Objective ->
Without the pictures, write out all the lines below exactly as they appear.

Given data ->
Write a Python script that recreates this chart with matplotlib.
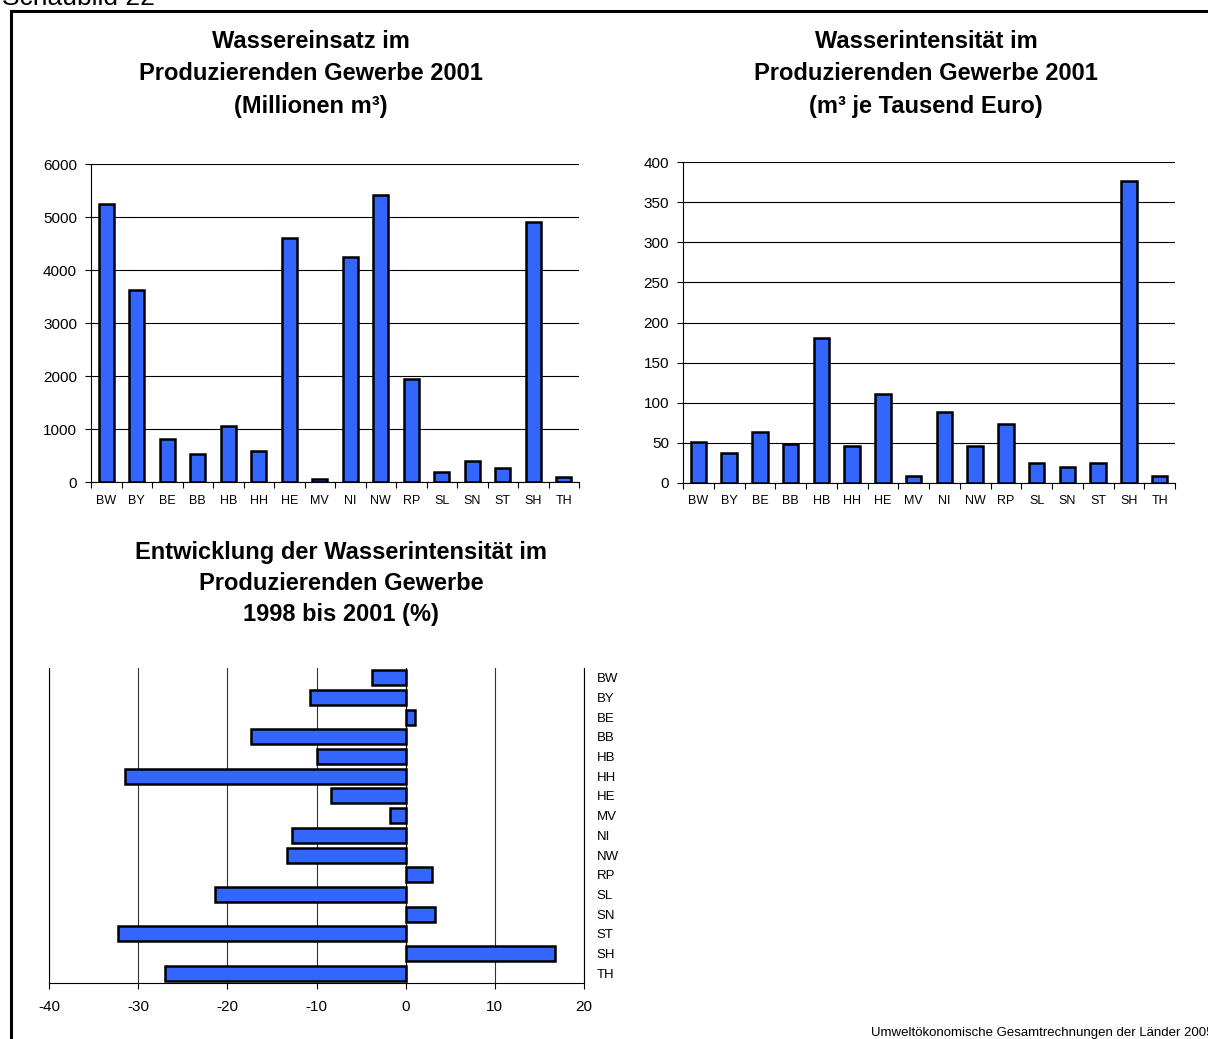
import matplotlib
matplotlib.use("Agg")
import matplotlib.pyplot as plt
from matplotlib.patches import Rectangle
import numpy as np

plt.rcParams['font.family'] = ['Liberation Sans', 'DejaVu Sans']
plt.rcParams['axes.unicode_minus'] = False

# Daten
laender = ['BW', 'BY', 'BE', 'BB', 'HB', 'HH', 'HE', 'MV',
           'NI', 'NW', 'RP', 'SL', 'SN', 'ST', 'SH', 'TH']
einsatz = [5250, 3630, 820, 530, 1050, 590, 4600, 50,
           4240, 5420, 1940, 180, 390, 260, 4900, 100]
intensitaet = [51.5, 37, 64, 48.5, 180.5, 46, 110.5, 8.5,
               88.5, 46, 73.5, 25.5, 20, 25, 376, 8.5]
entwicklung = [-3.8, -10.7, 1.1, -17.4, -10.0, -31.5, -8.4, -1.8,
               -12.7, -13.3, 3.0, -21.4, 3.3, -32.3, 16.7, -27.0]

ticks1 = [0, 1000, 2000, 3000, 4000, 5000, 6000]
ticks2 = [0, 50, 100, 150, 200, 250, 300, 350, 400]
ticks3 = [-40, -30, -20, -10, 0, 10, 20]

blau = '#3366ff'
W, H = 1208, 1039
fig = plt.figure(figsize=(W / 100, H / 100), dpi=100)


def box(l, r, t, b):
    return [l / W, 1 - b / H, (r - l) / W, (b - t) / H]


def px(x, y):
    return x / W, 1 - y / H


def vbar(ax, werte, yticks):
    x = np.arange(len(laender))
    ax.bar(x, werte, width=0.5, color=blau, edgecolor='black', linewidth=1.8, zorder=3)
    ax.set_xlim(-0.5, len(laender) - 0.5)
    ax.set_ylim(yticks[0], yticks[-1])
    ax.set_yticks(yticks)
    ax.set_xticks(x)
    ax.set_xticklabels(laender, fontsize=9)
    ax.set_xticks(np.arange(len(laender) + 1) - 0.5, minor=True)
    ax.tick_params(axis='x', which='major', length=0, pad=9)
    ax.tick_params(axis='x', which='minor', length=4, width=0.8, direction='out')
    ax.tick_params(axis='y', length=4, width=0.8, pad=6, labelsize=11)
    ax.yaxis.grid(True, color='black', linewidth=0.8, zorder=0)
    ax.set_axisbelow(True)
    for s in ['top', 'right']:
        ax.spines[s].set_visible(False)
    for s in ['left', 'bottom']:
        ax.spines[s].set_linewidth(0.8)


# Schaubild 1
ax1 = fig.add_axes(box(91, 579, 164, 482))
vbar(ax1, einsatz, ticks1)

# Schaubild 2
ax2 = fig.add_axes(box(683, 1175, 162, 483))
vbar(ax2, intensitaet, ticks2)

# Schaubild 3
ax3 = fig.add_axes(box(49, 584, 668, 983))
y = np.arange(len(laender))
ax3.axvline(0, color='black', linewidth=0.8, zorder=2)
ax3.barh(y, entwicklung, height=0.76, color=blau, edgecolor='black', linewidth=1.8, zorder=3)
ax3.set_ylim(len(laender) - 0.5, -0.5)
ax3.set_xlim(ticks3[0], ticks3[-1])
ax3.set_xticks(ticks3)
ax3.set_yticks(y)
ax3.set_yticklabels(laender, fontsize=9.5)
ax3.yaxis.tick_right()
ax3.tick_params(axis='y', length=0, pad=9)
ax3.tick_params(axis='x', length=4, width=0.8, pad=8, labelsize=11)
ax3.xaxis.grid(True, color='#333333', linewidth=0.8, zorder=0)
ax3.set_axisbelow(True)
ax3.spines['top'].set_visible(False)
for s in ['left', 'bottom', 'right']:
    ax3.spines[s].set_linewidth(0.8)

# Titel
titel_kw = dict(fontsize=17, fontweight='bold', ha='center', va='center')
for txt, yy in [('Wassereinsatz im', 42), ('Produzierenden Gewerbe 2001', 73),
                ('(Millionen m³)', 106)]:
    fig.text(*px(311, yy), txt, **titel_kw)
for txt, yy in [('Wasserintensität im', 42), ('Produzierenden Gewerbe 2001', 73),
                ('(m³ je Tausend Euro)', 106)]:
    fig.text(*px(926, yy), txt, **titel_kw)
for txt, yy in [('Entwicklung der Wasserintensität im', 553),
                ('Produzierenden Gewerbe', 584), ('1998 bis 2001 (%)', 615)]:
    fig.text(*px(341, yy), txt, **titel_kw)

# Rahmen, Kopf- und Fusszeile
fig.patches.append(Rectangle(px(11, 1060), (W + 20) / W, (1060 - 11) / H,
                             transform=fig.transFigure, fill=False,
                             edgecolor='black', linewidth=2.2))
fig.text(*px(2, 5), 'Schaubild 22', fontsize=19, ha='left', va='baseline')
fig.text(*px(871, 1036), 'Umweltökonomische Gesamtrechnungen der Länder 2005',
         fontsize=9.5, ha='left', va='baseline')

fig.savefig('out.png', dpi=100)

Response ->
Write a Python script that recreates this chart with matplotlib.
import matplotlib
matplotlib.use("Agg")
import matplotlib.pyplot as plt
from matplotlib.patches import Rectangle
import numpy as np

plt.rcParams['font.family'] = ['Liberation Sans', 'DejaVu Sans']
plt.rcParams['axes.unicode_minus'] = False

# Daten
laender = ['BW', 'BY', 'BE', 'BB', 'HB', 'HH', 'HE', 'MV',
           'NI', 'NW', 'RP', 'SL', 'SN', 'ST', 'SH', 'TH']
einsatz = [5250, 3630, 820, 530, 1050, 590, 4600, 50,
           4240, 5420, 1940, 180, 390, 260, 4900, 100]
intensitaet = [51.5, 37, 64, 48.5, 180.5, 46, 110.5, 8.5,
               88.5, 46, 73.5, 25.5, 20, 25, 376, 8.5]
entwicklung = [-3.8, -10.7, 1.1, -17.4, -10.0, -31.5, -8.4, -1.8,
               -12.7, -13.3, 3.0, -21.4, 3.3, -32.3, 16.7, -27.0]

ticks1 = [0, 1000, 2000, 3000, 4000, 5000, 6000]
ticks2 = [0, 50, 100, 150, 200, 250, 300, 350, 400]
ticks3 = [-40, -30, -20, -10, 0, 10, 20]

blau = '#3366ff'
W, H = 1208, 1039
fig = plt.figure(figsize=(W / 100, H / 100), dpi=100)


def box(l, r, t, b):
    return [l / W, 1 - b / H, (r - l) / W, (b - t) / H]


def px(x, y):
    return x / W, 1 - y / H


def vbar(ax, werte, yticks):
    x = np.arange(len(laender))
    ax.bar(x, werte, width=0.5, color=blau, edgecolor='black', linewidth=1.8, zorder=3)
    ax.set_xlim(-0.5, len(laender) - 0.5)
    ax.set_ylim(yticks[0], yticks[-1])
    ax.set_yticks(yticks)
    ax.set_xticks(x)
    ax.set_xticklabels(laender, fontsize=9)
    ax.set_xticks(np.arange(len(laender) + 1) - 0.5, minor=True)
    ax.tick_params(axis='x', which='major', length=0, pad=9)
    ax.tick_params(axis='x', which='minor', length=4, width=0.8, direction='out')
    ax.tick_params(axis='y', length=4, width=0.8, pad=6, labelsize=11)
    ax.yaxis.grid(True, color='black', linewidth=0.8, zorder=0)
    ax.set_axisbelow(True)
    for s in ['top', 'right']:
        ax.spines[s].set_visible(False)
    for s in ['left', 'bottom']:
        ax.spines[s].set_linewidth(0.8)


# Schaubild 1
ax1 = fig.add_axes(box(91, 579, 164, 482))
vbar(ax1, einsatz, ticks1)

# Schaubild 2
ax2 = fig.add_axes(box(683, 1175, 162, 483))
vbar(ax2, intensitaet, ticks2)

# Schaubild 3
ax3 = fig.add_axes(box(49, 584, 668, 983))
y = np.arange(len(laender))
ax3.axvline(0, color='black', linewidth=0.8, zorder=2)
ax3.barh(y, entwicklung, height=0.76, color=blau, edgecolor='black', linewidth=1.8, zorder=3)
ax3.set_ylim(len(laender) - 0.5, -0.5)
ax3.set_xlim(ticks3[0], ticks3[-1])
ax3.set_xticks(ticks3)
ax3.set_yticks(y)
ax3.set_yticklabels(laender, fontsize=9.5)
ax3.yaxis.tick_right()
ax3.tick_params(axis='y', length=0, pad=9)
ax3.tick_params(axis='x', length=4, width=0.8, pad=8, labelsize=11)
ax3.xaxis.grid(True, color='#333333', linewidth=0.8, zorder=0)
ax3.set_axisbelow(True)
ax3.spines['top'].set_visible(False)
for s in ['left', 'bottom', 'right']:
    ax3.spines[s].set_linewidth(0.8)

# Titel
titel_kw = dict(fontsize=17, fontweight='bold', ha='center', va='center')
for txt, yy in [('Wassereinsatz im', 42), ('Produzierenden Gewerbe 2001', 73),
                ('(Millionen m³)', 106)]:
    fig.text(*px(311, yy), txt, **titel_kw)
for txt, yy in [('Wasserintensität im', 42), ('Produzierenden Gewerbe 2001', 73),
                ('(m³ je Tausend Euro)', 106)]:
    fig.text(*px(926, yy), txt, **titel_kw)
for txt, yy in [('Entwicklung der Wasserintensität im', 553),
                ('Produzierenden Gewerbe', 584), ('1998 bis 2001 (%)', 615)]:
    fig.text(*px(341, yy), txt, **titel_kw)

# Rahmen, Kopf- und Fusszeile
fig.patches.append(Rectangle(px(11, 1060), (W + 20) / W, (1060 - 11) / H,
                             transform=fig.transFigure, fill=False,
                             edgecolor='black', linewidth=2.2))
fig.text(*px(2, 5), 'Schaubild 22', fontsize=19, ha='left', va='baseline')
fig.text(*px(871, 1036), 'Umweltökonomische Gesamtrechnungen der Länder 2005',
         fontsize=9.5, ha='left', va='baseline')

fig.savefig('out.png', dpi=100)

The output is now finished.